__The request__
Your reply should be a single number: how many lines contain the string "with".

+++

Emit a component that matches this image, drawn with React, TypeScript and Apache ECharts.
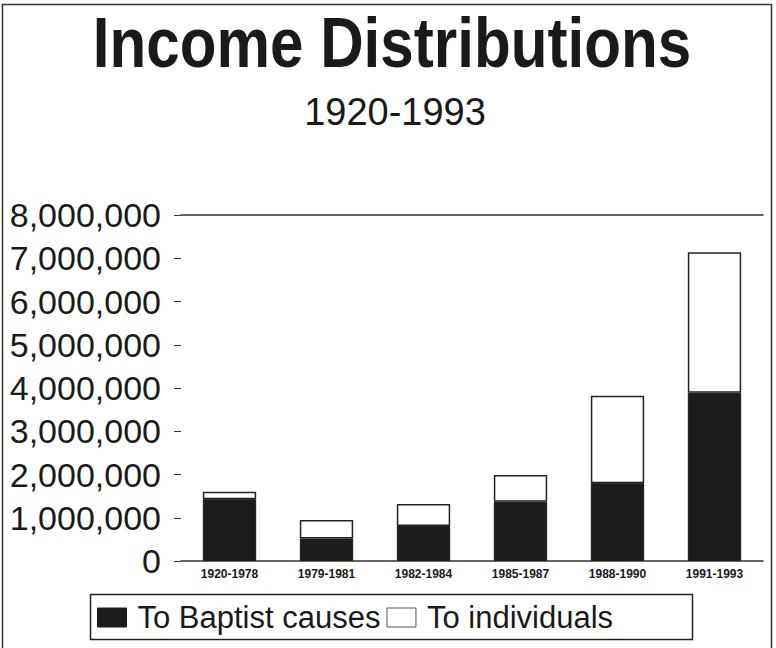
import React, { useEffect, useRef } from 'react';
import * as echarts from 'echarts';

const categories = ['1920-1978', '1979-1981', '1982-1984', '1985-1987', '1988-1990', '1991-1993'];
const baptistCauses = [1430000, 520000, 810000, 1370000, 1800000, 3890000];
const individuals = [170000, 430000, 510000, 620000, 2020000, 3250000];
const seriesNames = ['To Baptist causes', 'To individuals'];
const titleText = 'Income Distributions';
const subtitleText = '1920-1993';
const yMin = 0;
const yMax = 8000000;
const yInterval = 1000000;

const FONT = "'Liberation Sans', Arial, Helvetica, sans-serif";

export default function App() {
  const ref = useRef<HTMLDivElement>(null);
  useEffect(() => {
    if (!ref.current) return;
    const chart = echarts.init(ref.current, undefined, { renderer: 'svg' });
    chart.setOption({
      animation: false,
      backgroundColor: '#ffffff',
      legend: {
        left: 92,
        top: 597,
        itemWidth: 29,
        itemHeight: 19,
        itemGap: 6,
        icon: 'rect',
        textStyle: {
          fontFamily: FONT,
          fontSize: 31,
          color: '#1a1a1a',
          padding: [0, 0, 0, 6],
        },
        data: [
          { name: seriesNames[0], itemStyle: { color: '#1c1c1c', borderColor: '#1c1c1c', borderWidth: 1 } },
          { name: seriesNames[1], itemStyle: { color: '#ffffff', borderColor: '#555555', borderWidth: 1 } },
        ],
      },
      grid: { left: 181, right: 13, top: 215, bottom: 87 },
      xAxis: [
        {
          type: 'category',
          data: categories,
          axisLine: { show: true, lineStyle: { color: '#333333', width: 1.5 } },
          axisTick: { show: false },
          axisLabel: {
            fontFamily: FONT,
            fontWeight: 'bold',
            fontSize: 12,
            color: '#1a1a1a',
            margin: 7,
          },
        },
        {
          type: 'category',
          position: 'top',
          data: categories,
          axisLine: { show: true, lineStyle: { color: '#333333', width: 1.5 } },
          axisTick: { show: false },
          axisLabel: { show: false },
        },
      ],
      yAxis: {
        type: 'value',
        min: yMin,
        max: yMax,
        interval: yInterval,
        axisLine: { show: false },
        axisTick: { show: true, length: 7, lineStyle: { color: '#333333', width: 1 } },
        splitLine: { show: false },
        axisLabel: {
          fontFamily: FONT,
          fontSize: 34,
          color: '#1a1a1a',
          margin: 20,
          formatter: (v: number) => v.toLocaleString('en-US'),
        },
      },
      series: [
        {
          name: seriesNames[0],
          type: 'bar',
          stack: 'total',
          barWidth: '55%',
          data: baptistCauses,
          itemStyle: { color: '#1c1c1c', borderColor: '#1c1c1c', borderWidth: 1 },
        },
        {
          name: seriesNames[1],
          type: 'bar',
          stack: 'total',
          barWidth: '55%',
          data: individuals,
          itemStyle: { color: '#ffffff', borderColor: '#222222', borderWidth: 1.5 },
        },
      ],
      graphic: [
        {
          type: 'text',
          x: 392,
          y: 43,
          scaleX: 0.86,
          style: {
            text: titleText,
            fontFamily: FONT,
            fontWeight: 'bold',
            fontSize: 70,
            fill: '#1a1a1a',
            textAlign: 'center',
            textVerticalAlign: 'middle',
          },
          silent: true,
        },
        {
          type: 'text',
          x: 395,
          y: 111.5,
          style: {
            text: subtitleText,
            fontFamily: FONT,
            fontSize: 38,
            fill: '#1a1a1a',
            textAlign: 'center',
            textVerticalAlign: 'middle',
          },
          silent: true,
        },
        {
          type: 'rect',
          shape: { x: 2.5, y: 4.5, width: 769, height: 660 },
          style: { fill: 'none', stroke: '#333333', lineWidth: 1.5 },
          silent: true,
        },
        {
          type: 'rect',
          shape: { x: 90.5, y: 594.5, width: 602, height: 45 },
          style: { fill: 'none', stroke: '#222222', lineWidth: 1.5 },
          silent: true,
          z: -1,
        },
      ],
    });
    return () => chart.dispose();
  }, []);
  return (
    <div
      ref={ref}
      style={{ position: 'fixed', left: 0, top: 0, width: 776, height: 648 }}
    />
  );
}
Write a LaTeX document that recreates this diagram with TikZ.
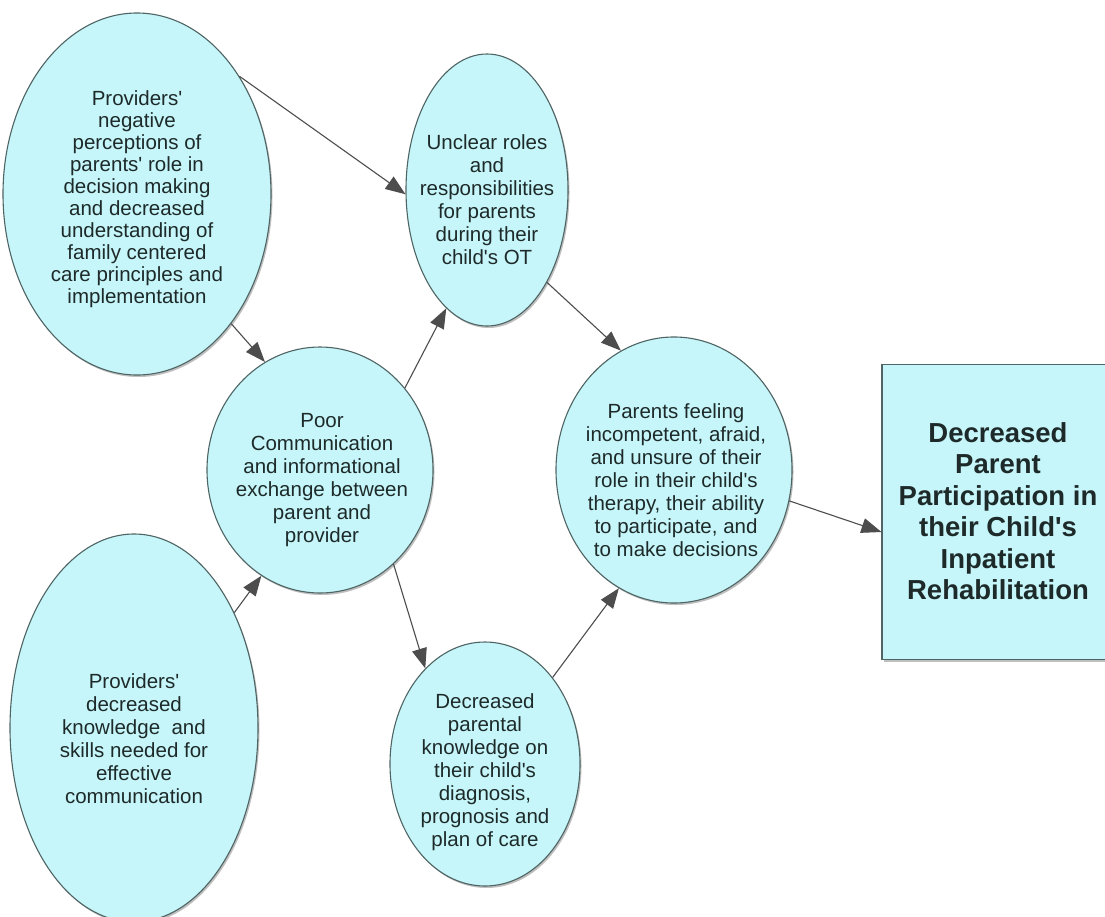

+++

__Answer for the task__
2